↓↓↓

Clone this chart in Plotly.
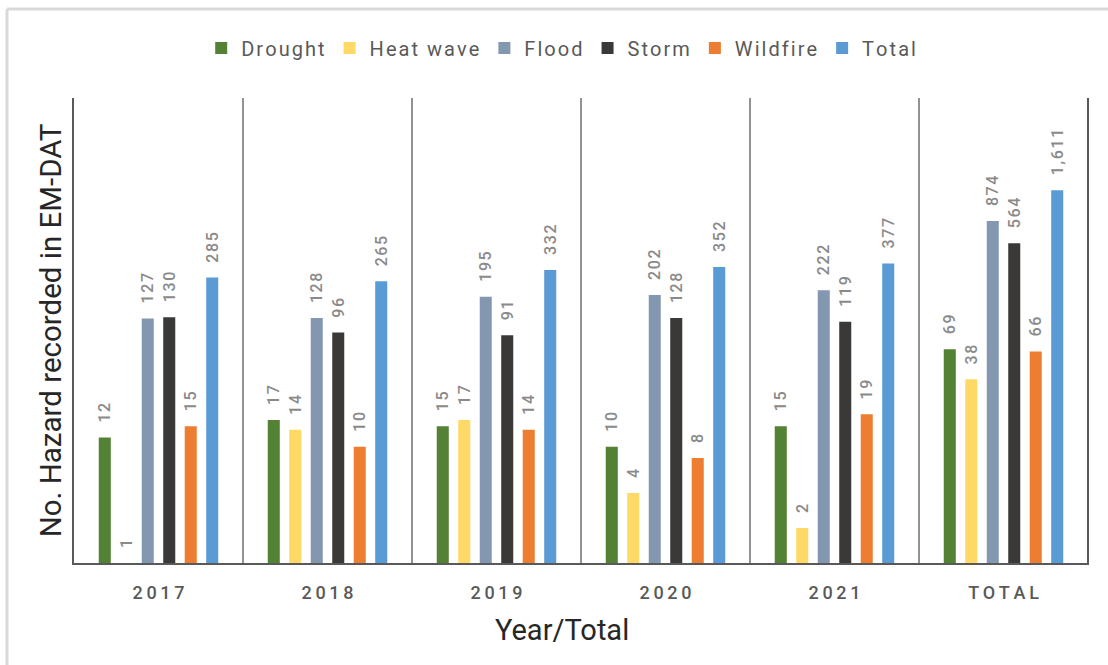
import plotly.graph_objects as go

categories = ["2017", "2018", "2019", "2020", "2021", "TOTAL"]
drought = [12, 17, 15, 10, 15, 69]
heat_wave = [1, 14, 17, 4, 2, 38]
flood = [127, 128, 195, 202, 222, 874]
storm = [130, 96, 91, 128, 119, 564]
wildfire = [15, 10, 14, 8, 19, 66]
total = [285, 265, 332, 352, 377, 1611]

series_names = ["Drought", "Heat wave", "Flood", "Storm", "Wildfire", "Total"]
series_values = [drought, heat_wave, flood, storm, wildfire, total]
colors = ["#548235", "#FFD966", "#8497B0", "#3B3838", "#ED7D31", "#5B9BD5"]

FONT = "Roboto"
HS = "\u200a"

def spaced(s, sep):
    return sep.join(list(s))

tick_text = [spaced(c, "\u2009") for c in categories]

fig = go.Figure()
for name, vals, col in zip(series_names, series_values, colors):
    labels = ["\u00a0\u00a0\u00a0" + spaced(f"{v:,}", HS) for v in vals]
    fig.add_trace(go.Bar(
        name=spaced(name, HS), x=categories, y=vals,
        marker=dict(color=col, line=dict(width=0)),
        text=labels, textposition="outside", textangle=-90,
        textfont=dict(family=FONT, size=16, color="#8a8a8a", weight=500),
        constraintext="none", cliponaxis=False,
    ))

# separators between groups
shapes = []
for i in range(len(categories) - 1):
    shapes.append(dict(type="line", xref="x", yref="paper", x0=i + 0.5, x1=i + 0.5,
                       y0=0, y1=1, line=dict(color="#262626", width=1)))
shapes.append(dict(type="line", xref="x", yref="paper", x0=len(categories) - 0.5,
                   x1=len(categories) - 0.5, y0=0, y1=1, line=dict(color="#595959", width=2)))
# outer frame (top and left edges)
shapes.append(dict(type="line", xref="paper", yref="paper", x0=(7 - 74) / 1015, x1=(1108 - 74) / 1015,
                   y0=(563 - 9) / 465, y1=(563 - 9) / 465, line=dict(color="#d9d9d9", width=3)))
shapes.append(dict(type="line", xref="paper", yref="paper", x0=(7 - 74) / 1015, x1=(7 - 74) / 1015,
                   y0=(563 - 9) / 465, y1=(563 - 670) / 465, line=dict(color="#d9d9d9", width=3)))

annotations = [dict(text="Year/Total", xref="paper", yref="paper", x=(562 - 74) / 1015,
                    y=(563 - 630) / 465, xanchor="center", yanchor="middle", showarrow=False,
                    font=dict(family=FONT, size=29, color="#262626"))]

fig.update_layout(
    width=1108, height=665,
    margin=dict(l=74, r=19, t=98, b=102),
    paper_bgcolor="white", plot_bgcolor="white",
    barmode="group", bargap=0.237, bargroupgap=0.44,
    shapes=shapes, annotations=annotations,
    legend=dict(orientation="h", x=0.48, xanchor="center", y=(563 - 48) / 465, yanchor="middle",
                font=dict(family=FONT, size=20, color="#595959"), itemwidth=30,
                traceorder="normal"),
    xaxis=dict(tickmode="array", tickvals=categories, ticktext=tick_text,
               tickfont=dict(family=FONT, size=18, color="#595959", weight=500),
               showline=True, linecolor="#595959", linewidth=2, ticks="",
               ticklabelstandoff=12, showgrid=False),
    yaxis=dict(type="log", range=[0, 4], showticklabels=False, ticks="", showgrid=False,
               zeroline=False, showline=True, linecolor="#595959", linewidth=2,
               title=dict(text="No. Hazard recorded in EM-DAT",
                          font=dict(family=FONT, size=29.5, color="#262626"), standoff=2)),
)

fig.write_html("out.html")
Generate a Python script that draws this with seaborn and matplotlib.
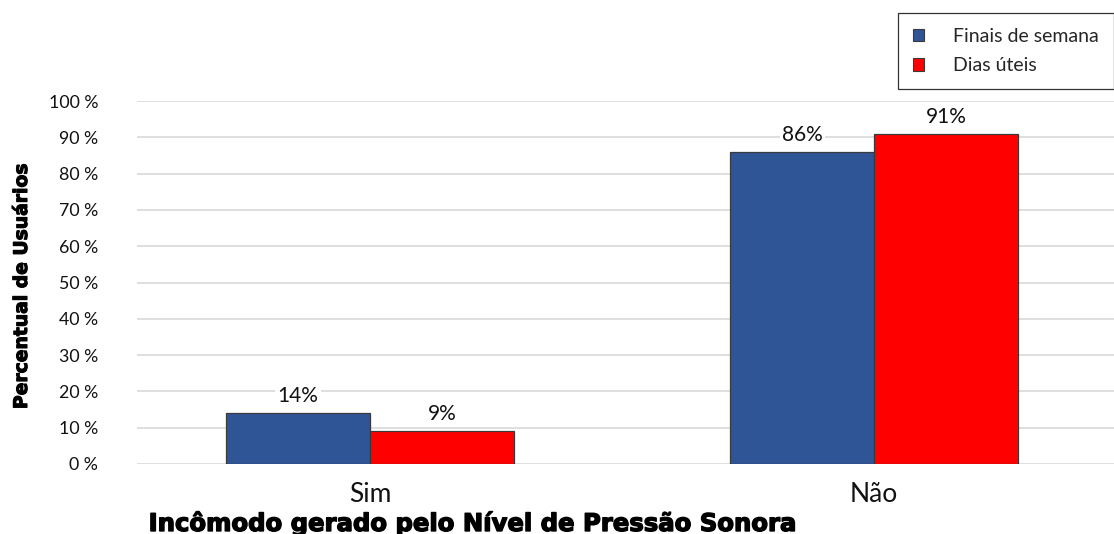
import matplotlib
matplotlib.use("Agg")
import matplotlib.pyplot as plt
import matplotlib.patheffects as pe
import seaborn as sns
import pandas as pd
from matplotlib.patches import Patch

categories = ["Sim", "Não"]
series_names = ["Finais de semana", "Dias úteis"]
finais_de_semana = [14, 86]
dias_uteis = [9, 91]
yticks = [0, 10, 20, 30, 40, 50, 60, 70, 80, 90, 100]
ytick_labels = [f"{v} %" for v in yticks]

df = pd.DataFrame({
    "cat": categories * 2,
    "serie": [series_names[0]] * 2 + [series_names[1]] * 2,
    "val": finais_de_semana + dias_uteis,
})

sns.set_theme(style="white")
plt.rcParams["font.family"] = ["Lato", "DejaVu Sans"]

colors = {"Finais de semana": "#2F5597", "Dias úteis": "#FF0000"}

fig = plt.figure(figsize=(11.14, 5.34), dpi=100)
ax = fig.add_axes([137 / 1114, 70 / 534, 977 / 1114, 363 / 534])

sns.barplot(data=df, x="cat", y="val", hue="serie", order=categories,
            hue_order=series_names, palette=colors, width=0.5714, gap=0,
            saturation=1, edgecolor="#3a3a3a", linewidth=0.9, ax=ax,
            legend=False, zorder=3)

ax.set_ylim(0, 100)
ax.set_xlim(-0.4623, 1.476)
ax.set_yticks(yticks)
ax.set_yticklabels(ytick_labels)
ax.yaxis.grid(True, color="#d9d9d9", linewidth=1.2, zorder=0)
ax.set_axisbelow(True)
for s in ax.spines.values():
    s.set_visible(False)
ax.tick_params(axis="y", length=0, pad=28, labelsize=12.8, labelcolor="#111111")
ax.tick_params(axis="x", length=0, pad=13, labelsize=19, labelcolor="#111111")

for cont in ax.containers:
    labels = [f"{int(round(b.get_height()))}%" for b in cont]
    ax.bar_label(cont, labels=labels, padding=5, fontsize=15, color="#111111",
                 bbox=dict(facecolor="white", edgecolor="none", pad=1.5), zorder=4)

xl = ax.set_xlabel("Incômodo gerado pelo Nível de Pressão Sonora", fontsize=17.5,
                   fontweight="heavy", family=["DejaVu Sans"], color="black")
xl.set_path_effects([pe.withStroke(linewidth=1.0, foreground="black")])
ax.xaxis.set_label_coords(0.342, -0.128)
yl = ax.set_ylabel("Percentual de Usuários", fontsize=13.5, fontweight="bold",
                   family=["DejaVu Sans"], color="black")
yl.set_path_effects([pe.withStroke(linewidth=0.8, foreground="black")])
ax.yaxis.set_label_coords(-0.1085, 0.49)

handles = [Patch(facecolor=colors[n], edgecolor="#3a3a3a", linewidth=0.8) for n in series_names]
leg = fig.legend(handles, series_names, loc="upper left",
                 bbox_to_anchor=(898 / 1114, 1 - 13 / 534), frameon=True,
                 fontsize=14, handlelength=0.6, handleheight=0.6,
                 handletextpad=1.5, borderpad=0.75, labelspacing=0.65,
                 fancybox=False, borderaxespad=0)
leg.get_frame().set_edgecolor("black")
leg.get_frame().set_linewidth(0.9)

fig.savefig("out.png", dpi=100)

↑↑↑

Set exercise: Repeat the lines from where the entries begin to the line with "c in categories]", both included. Any picture is left out.

Response to the task:
Clone this chart in Plotly.
import plotly.graph_objects as go

categories = ["2017", "2018", "2019", "2020", "2021", "TOTAL"]
drought = [12, 17, 15, 10, 15, 69]
heat_wave = [1, 14, 17, 4, 2, 38]
flood = [127, 128, 195, 202, 222, 874]
storm = [130, 96, 91, 128, 119, 564]
wildfire = [15, 10, 14, 8, 19, 66]
total = [285, 265, 332, 352, 377, 1611]

series_names = ["Drought", "Heat wave", "Flood", "Storm", "Wildfire", "Total"]
series_values = [drought, heat_wave, flood, storm, wildfire, total]
colors = ["#548235", "#FFD966", "#8497B0", "#3B3838", "#ED7D31", "#5B9BD5"]

FONT = "Roboto"
HS = "\u200a"

def spaced(s, sep):
    return sep.join(list(s))

tick_text = [spaced(c, "\u2009") for c in categories]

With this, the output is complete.